Submit your initial g09 job with the following SLURM submission file:

Submit with dmtcp
#!/bin/sh
#SBATCH -J g09-dmtcp
#SBATCH --nodes=1 --ntasks-per-node=16
#SBATCH --mem-per-cpu=4000
#SBATCH --time=168:00:00
#SBATCH --partition=batch
#SBATCH --error=TestJob.%J.stderr
#SBATCH --output=TestJob.%J.stdout

nodelist >  ./machines.LINUX
echo $SLURM_JOB_ID > ./jobid

module load gaussian/09/RevD
source ${g09root}/g09/bsd/g09.profile
export GAUSS_SCRDIR=$PWD

rm -rf ckpt*
rm -rf dmtcp*

module load dmtcp

export DMTCP_CHECKPOINT_INTERVAL=561600
export DMTCP_HOST=localhost
export DMTCP_PORT=7779
export DMTCP_GZIP=1
export DMTCP_CHECKPOINT_DIR=$PWD
export DMTCP_SIGCKPT=12
export DMTCP_TMPDIR=/tmp

dmtcp_checkpoint g09 < au3O2-c13-pbepbegd3iop30-opt-tz.gjf > au3O2-c13-pbepbegd3iop30-opt-tz.log

One parameter you may need to adjust is DMTCP_CHECKPOINT_INTERVAL which controls the time interval in seconds for writing dmtcp checkpoint files. Currently it is set to 561600s, namely 156 hours. In other words, dmtcp will begin to write checkpointing files 12 hrs before the total 168 hrs walltime. The time to finish writing checkpointing files will vary with different types of g09 calculations. I would suggest you to try different DMTCP_CHECKPOINT_INTERVAL values in your submitted g09-dmtcp jobs to find a suitable value for your particular type of calculation.

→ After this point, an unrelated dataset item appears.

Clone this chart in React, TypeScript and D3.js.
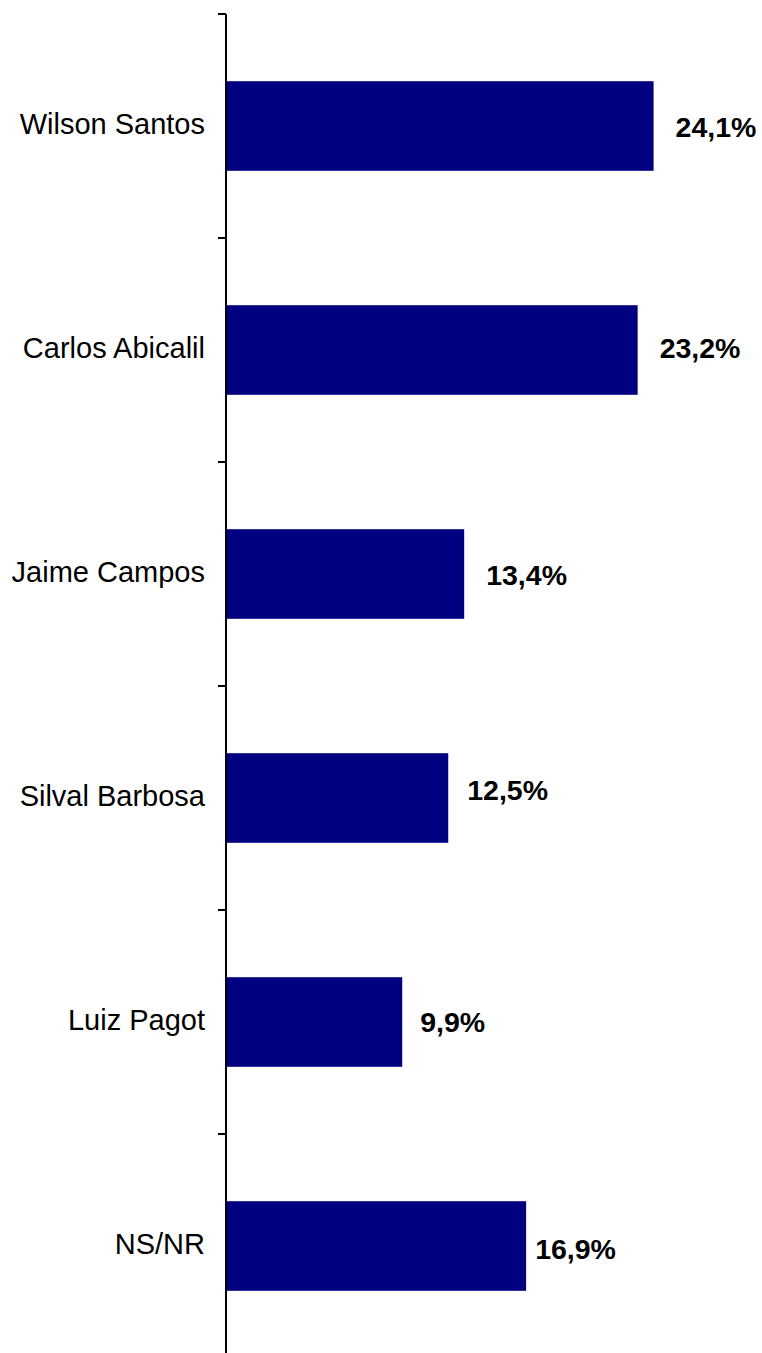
import React from "react";
import * as d3 from "d3";

const categories = ["Wilson Santos", "Carlos Abicalil", "Jaime Campos", "Silval Barbosa", "Luiz Pagot", "NS/NR"];
const values = [24.1, 23.2, 13.4, 12.5, 9.9, 16.9];
const valueLabels = ["24,1%", "23,2%", "13,4%", "12,5%", "9,9%", "16,9%"];

// layout-only nudges for the value labels (dx, dy) as placed in the original
const labelDx = [22, 22, 22, 19, 18, 9];
const labelDy = [10.5, 8, 11, 1.5, 10, 13];

const W = 762;
const H = 1353;
const axisX = 227;
const top = 14;
const step = 224;

export default function App() {
  const x = d3.scaleLinear().domain([0, 30]).range([axisX, axisX + 17.7 * 30]);
  const y = d3
    .scaleBand<string>()
    .domain(categories)
    .range([top, top + step * categories.length])
    .paddingInner(0.6)
    .paddingOuter(0.3);
  const s = y.step();
  const tickYs = categories.map((c) => (y(c) as number) - s * 0.3);
  const font = "Arial, 'Liberation Sans', sans-serif";

  return (
    <svg
      width={W}
      height={H}
      style={{ position: "absolute", left: 0, top: 0, background: "#fff" }}
      fontFamily={font}
    >
      <rect x={0} y={0} width={W} height={H} fill="#fff" />
      {categories.map((c, i) => {
        const by = y(c) as number;
        const bh = y.bandwidth();
        const cy = by + bh / 2;
        return (
          <g key={c}>
            <rect x={x(0)} y={by} width={x(values[i]) - x(0)} height={bh} fill="#000080" />
            <text x={205} y={cy + 8} textAnchor="end" fontSize={29} fill="#000">
              {c}
            </text>
            <text
              x={x(values[i]) + labelDx[i]}
              y={cy + labelDy[i]}
              fontSize={28.5}
              fontWeight="bold"
              fill="#000"
            >
              {valueLabels[i]}
            </text>
          </g>
        );
      })}
      <line x1={226} x2={226} y1={top} y2={top + s * categories.length} stroke="#000" strokeWidth={2} />
      {tickYs.map((ty, i) => (
        <line key={i} x1={218} x2={226} y1={ty} y2={ty} stroke="#000" strokeWidth={2} />
      ))}
    </svg>
  );
}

Once your running job completes checkpointing, make sure you see a file called dmtcp_restart_script.sh generated in your job’s working directory. Then you can use the following SLURM submission file to resume your interrupted job:

Resume with dmtcp
#!/bin/sh
#SBATCH -J g09-restart
#SBATCH --nodes=1 --ntasks-per-node=16
#SBATCH --mem-per-cpu=4000
#SBATCH --time=168:00:00
#SBATCH --partition=batch
#SBATCH --error=TestJob.%J.stderr
#SBATCH --output=TestJob.%J.stdout

nodelist >  ./machines.LINUX
echo $SLURM_JOB_ID > ./jobid

module load gaussian/09/RevD
source ${g09root}/g09/bsd/g09.profile
export GAUSS_SCRDIR=$PWD

module load dmtcp

export DMTCP_CHECKPOINT_INTERVAL=561600
export DMTCP_HOST=localhost
export DMTCP_PORT=7779
export DMTCP_GZIP=1
export DMTCP_CHECKPOINT_DIR=$PWD
export DMTCP_SIGCKPT=12
export DMTCP_TMPDIR=/tmp

./dmtcp_restart_script.sh

The restarted job will not write the new output to the original output file au3O2-c13-pbepbegd3iop30-opt-tz.log, but to the file TestJob.%J.stdout instead.